>okay, VLANs are nice but I dont have everywhere a VLAN, and you can not
assume that everybody has VLANs. And for my dependencies there is a need
for IP- aliasing.
>And I can not see why this should be bad?!
>When you have further information, please, explain me why aliasing is
not a good idea. I'm always ready to learn, who not.
Although certainly not as secure as VLANs (some of the advanced sniffing
tools like ettercap can easily sniff all traffic on a single interface),
I've found using IP aliasing (and it Linux counterpart) is very useful
in the below cases (where VLANs are overkill or not possible):
- By dropping all telnet/SSH/http/https (depending on the device)
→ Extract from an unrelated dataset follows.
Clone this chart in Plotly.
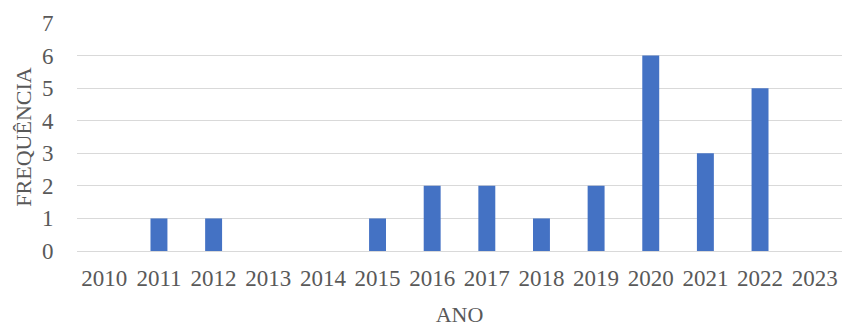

traffic from the main subnet and restricting it to a seperate secondary
subnet, curious LAN users can not easily find the management interface
of their gateway/firewall.
- By using a seperate IP range and using it just for layer 2 bridging
devices (802.11b/g wireless bridges for example), these devices become
totally transparent to the end-user, and are much easier to manage since
no one ever "steals" or "camps" on their IP address.
- My mobile laptops all have multiple IP addresses on their different
interfaces, even when booted intp Windows XP. This way I can jack into a
network, and manage devices on different subnets and I'm not changing my
NIC card settings every two minutes. Also, its the only way Windows XP
will let me mount SMB shares through SSH tunneling.